The Oligarchs: Wealth and Power in the New Russia
- First edition front cover
- Author: David E. Hoffman
- Language: English
- Genre: History, economics, politics
- Publisher: PublicAffairs
- Publication date: 2001
- Publication place: United States
- Media type: Print (hardcover and paperback)
- Pages: 567 pp (first edition)
- ISBN: 978-1-58648-001-1
- OCLC: 48221381
- LC Class: HC340.12 .H64 2001

= The Oligarchs =

2001 book by David E. Hoffman

The Oligarchs: Wealth and Power in the New Russia is a 2001 non-fiction book written by Pulitzer Prize-winning author and Washington Post contributing editor David E. Hoffman. The book chronicles events of the transitional period in Russia, from the dissolution of the Soviet Union in the early 1990s, and the subsequent privatization in Russia, to the 1996 presidential election, the 1998 Russian financial crisis, and Vladimir Putin's rise to power in the late 1990s.

== Synopsis ==
Hoffman's account focuses on the rise of the Russian oligarchs, a group of businessmen who acquired great wealth and became very influential in Russian politics during the Boris Yeltsin presidency, and several state officials who were close to them. The book examines in detail the roles of six individuals:

- Boris Berezovsky (former owner of Sibneft oil company and at one time the principal shareholder in the country's main television channel, ORT)
- Mikhail Khodorkovsky (former owner of Bank Menatep and Yukos oil company)
- Vladimir Gusinsky (former media baron, founder of NTV channel and owner of several newspapers)
- Alexander Smolensky (owner of one of the largest private banks in Russia, SBS-Agro, which collapsed in the 1998 Russian financial crisis)
- Yury Luzhkov (long-time mayor of Moscow)
- Anatoly Chubais (influential member of Boris Yeltsin's administration and architect of Russian privatization)

== Reception ==
The book has been translated into several languages, including Russian, Spanish, Hebrew, Chinese and Croatian.

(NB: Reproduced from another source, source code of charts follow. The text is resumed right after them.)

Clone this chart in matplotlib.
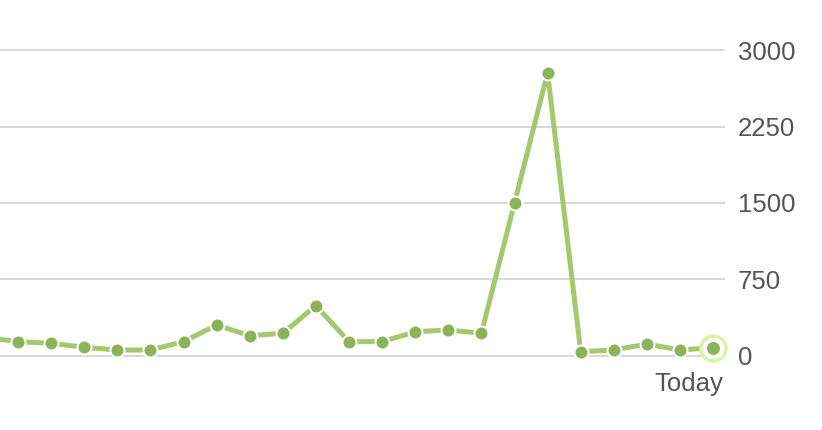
import matplotlib
matplotlib.use("Agg")
import matplotlib.pyplot as plt
import numpy as np

plt.rcParams['font.family'] = ['Liberation Sans', 'DejaVu Sans']

# Data (one point per day, the first one lies just off the left edge)
values = [180, 136, 120, 81, 54, 54, 136, 300, 195, 219, 490, 136, 136, 234,
          251, 219, 1500, 2780, 37, 54, 113, 54, 77]
positions = list(range(-1, len(values) - 1))
y_ticks = [0, 750, 1500, 2250, 3000]
y_tick_labels = ["0", "750", "1500", "2250", "3000"]
x_label_text = "Today"

LINE_COLOR = "#a3c86d"
DOT_COLOR = "#8db35a"
HALO_COLOR = "#d6f5a6"
GRID_COLOR = "#cccccc"
TEXT_COLOR = "#555555"

W, H, DPI = 822, 430, 100
fig = plt.figure(figsize=(W / DPI, H / DPI), dpi=DPI)

# axes spans pixels x 0..725, y 30..370
ax = fig.add_axes([0, (H - 370) / H, 725 / W, 340 / H])
px_per_unit = 305.0 / 3000
ax.set_ylim(-(370 - 355.5) / px_per_unit, (355.5 - 30) / px_per_unit)
ax.set_xlim(-18 / 33.1, (725 - 18) / 33.1)

pt = 72.0 / DPI  # points per pixel

ax.plot(positions, values, color=LINE_COLOR, lw=5 * pt, solid_capstyle='butt',
        zorder=3)
ax.plot(positions, values, ls='none', marker='o', ms=14 * pt,
        mfc=DOT_COLOR, mec='white', mew=2 * pt, zorder=4)

# highlighted last point
ax.plot([positions[-1]], [values[-1]], ls='none', marker='o', ms=25 * pt,
        mfc='white', mec=HALO_COLOR, mew=3.5 * pt, zorder=5, clip_on=False)
ax.plot([positions[-1]], [values[-1]], ls='none', marker='o', ms=13 * pt,
        mfc=DOT_COLOR, mec='none', zorder=6, clip_on=False)

ax.set_yticks(y_ticks)
ax.set_yticklabels(y_tick_labels)
ax.yaxis.tick_right()
ax.tick_params(axis='y', length=0, pad=13 * pt, labelsize=18.5, labelcolor=TEXT_COLOR)
ax.set_xticks([])
for s in ax.spines.values():
    s.set_visible(False)
ax.grid(axis='y', color=GRID_COLOR, lw=1.5 * pt)
ax.set_axisbelow(True)

fig.text(723 / W, 1 - 391 / H, x_label_text, ha='right', va='baseline',
         fontsize=18.5, color=TEXT_COLOR)

fig.savefig("out.png", dpi=DPI, facecolor='white')
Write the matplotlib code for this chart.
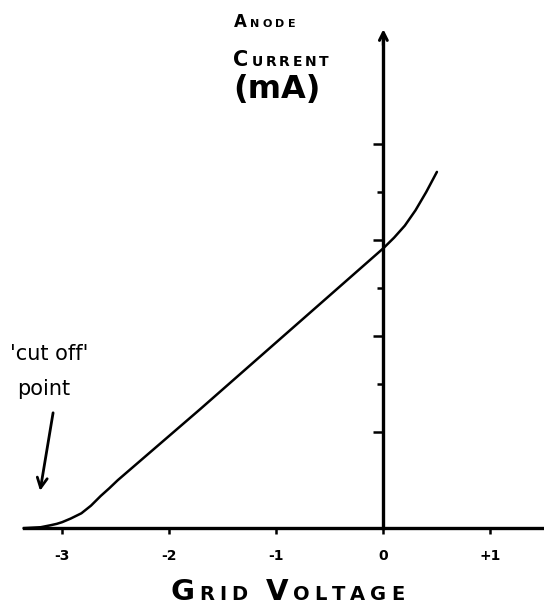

The book has received generally positive reviews from academic and popular publications. Writing for the journal Foreign Affairs, political scientist Robert Legvold called the book "a masterful blend of adventure and serious, informed analysis." Rosalie Parker, writing for The SAIS Review of International Affairs, gave a more mixed review which praised the book for its depth and digestible format while criticizing it for failing to "reconnect with the reality of everyday life in Russia."